Tuesday, 19 July, 2022

2021 State of the Environment report "confronting": Plibersek

The 2021 State of the Environment report was released today by Minister for the Environment and Water Tanya Plibersek, who described the report in a National Press Club speech as one of the most important documents in environmental science, albeit one of the most confronting.

A comprehensive assessment of the state of Australia’s environment, produced every five years by some of our most respected scientists on behalf of the federal government, the report is an independent and evidence-based review that is mandated by the Environment Protection and Biodiversity Conservation Act 1999 (EPBC Act). The 2021 report was originally presented to the previous Environment Minister, Sussan Ley, in December last year but until now had not been released to the public — with Plibersek saying the Morrison government deliberately chose not to release the less-than-flattering results prior to the federal election.

“It’s right there on page one of the report — ‘Overall, the state and trend of the environment in Australia are poor and deteriorating’ — with ‘abrupt changes in ecological systems being recorded in the past five years’,” Plibersek said. “And it’s downhill from there.”

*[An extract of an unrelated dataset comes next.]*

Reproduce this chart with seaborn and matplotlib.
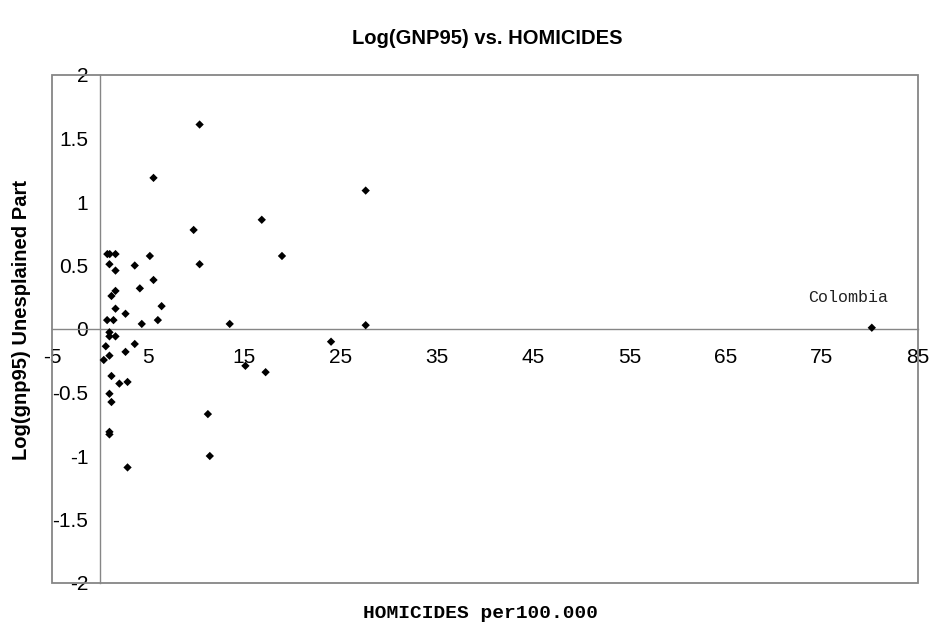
import numpy as np
import pandas as pd
import matplotlib
matplotlib.use("Agg")
import matplotlib.pyplot as plt
import seaborn as sns
from matplotlib.patches import Rectangle

# ---- data ----
homicides = [0.75, 1.0, 1.6, 5.17, 0.97, 3.6, 1.6, 5.55, 4.13, 1.6,
             1.18, 6.39, 1.6, 2.64, 0.73, 1.39, 6.0, 4.33, 0.97, 0.97,
             1.6, 0.59, 3.6, 2.64, 0.97, 0.38, 1.18, 2.0, 2.85, 0.97,
             1.18, 0.97, 0.97, 10.34, 5.55, 16.8, 9.72, 18.9, 10.34, 13.47,
             15.1, 17.2, 11.2, 11.4, 2.85, 24.0, 27.6, 27.6, 80.2]
residual = [0.59, 0.59, 0.59, 0.575, 0.51, 0.50, 0.46, 0.386, 0.32, 0.30,
            0.26, 0.18, 0.16, 0.12, 0.07, 0.07, 0.07, 0.04, -0.026, -0.058,
            -0.058, -0.136, -0.118, -0.18, -0.21, -0.244, -0.37, -0.43, -0.417, -0.51,
            -0.575, -0.81, -0.83, 1.61, 1.19, 0.86, 0.78, 0.575, 0.51, 0.04,
            -0.29, -0.34, -0.67, -1.0, -1.09, -0.10, 1.09, 0.03, 0.01]
x_ticks = [-5, 5, 15, 25, 35, 45, 55, 65, 75, 85]
x_tick_labels = ["-5", "5", "15", "25", "35", "45", "55", "65", "75", "85"]
y_ticks = [-2, -1.5, -1, -0.5, 0, 0.5, 1, 1.5, 2]
y_tick_labels = ["-2", "-1.5", "-1", "-0.5", "0", "0.5", "1", "1.5", "2"]
annot_label = "Colombia"
annot_pos = (77.7, 0.25)

title = "Log(GNP95) vs. HOMICIDES"
xlabel = "HOMICIDES per100.000"
ylabel = "Log(gnp95) Unesplained Part"

df = pd.DataFrame({"homicides": homicides, "residual": residual})

sns.set_style("white")
plt.rcParams["font.family"] = ["Liberation Sans", "DejaVu Sans"]
plt.rcParams["text.color"] = "black"

W, H = 935, 631
fig = plt.figure(figsize=(W / 100, H / 100), dpi=100)
left, right, top, bottom = 52, 918, 75, 583
ax = fig.add_axes([left / W, 1 - bottom / H, (right - left) / W, (bottom - top) / H])

sns.scatterplot(data=df, x="homicides", y="residual", marker="D", s=18,
                color="black", edgecolor="none", linewidth=0, ax=ax, zorder=3,
                legend=False)

ax.set_xlim(-5, 85)
ax.set_ylim(-2, 2)
ax.set_xlabel("")
ax.set_ylabel("")

grey = "#868686"
ax.spines["left"].set_position(("data", 0))
ax.spines["bottom"].set_position(("data", 0))
for sp in ["left", "bottom"]:
    ax.spines[sp].set_color(grey)
    ax.spines[sp].set_linewidth(1.0)
ax.spines["top"].set_visible(False)
ax.spines["right"].set_visible(False)
ax.add_patch(Rectangle((0, 0), 1, 1, transform=ax.transAxes, fill=False,
                       edgecolor=grey, linewidth=1.3, clip_on=False, zorder=1))

ax.set_xticks(x_ticks)
ax.set_xticklabels(x_tick_labels)
ax.set_yticks(y_ticks)
ax.set_yticklabels(y_tick_labels)
ax.tick_params(axis="both", direction="out", length=4.5, width=1.0, color=grey,
               labelsize=15, labelcolor="black")
ax.tick_params(axis="x", pad=9)
ax.tick_params(axis="y", pad=4)

ax.text(annot_pos[0], annot_pos[1], annot_label, ha="center", va="center",
        fontsize=12, family=["Liberation Mono", "DejaVu Sans Mono"], color="#222222")

fig.text(487 / W, 1 - 38 / H, title, ha="center", va="center",
         fontsize=14.5, fontweight="bold")
fig.text(22 / W, 1 - 320 / H, ylabel, ha="center", va="center", rotation=90,
         fontsize=14.5, fontweight="bold")
fig.text(481 / W, 1 - 614 / H, xlabel, ha="center", va="center",
         fontsize=14, fontweight="bold", family=["Liberation Mono", "DejaVu Sans Mono"])

fig.savefig("out.png", dpi=100, facecolor="white")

Since the last report, Plibersek said:

  • Threatened communities have grown by 20%, with places literally burned into endangerment.
  • The Murray Darling fell to its lowest water level on record (in 2019).
  • Australia now has more foreign plant species than native ones.
  • Marine heatwaves have caused mass coral bleaching in the Great Barrier Reef.
  • Warming temperatures have reduced kelp beds along the south-east coast, as well as threatening reef habitats and the abalone and lobster industries they support.
     

This is in addition to the news that Australia has lost “more mammal species to extinction than any other continent”, Plibersek said, with the koala perilously close to joining them as it was officially moved from ‘threatened’ to ‘endangered’ in Queensland, NSW and the ACT in February this year.

Plibersek added that Australia’s soil is generally in poor condition — and getting worse — as a result of erosion, deforestation (clearing over 7.7 million hectares of threatened species habitat between the years 2000 and 2017), intensive agriculture and climate change. This means the soil’s ability to regenerate and support life is diminished, and our agricultural output is lower than it could be.

“Australia’s environment is bad and getting worse, as this report shows,” Plibersek said. “And much of the destruction outlined in the State of the Environment report will take years to turn around.”

Nevertheless, Plibersek said she was optimistic about the steps the government can take over the next three years, stating that she will be guided by three essential goals:

  1. To protect, to restore and to manage Australia’s environment.
  2. To protect our environment and heritage for the future.
  3. To restore environments that have already been damaged.

She also referenced an official review into the EPBC Act by Professor Graeme Samuel, which was presented to the Morrison government almost two years ago and said the Act was “outdated”, “ineffective” and “not fit to address current or future environmental challenges”. She said the Albanese government will formally respond to the Samuel Review by the end of the year, with the aim of developing new environmental legislation for 2023.